House Speaker Mike Johnson faces a difficult choice. The legislation before him includes funding for the Secret Service, which everyone agrees is desperately needed. However, it conspicuously excludes full funding for Immigration and Customs Enforcement and Customs and Border Protection. For Republicans committed to border security, this represents an unacceptable compromise.

Emmer and his Republican colleagues are pushing for swift action to ensure the Secret Service receives the resources it needs. Their argument carries particular weight in light of recent events. When agents are literally stopping assassination attempts while their own funding remains in limbo, something has gone profoundly wrong with our priorities.

The political calculus here is thorny. Senate Democrats have repeatedly blocked efforts to fund the full Department of Homeland Security, drawing a line in the sand over immigration enforcement.

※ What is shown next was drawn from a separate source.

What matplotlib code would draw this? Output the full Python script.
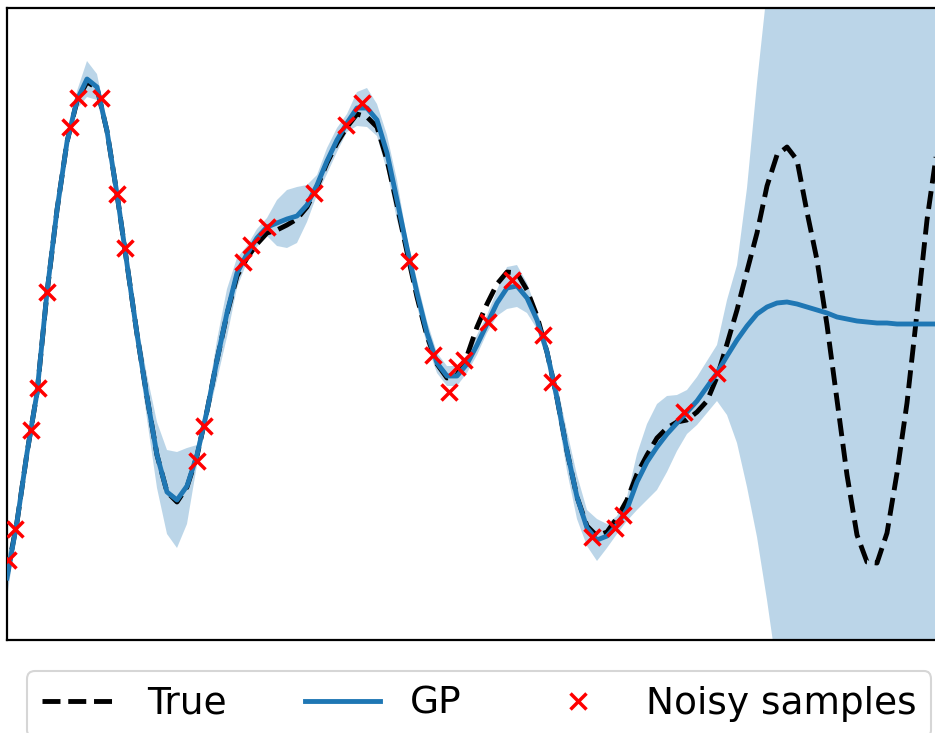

House Republicans, meanwhile, refuse to abandon border security agencies in exchange for Secret Service funding. Both sides can claim principled positions, but principles do not stop bullets or protect presidents.

The American people deserve better than this stalemate. They deserve a government that can walk and chew gum simultaneously, that can protect the President while also securing the border. These should not be mutually exclusive priorities requiring Solomon-like choices.

As this shutdown drags into its third month, the question becomes increasingly urgent. How many close calls will it take before Congress finds a way forward? The Secret Service performed admirably at that dinner, but luck and skill can only stretch so far without proper support and resources.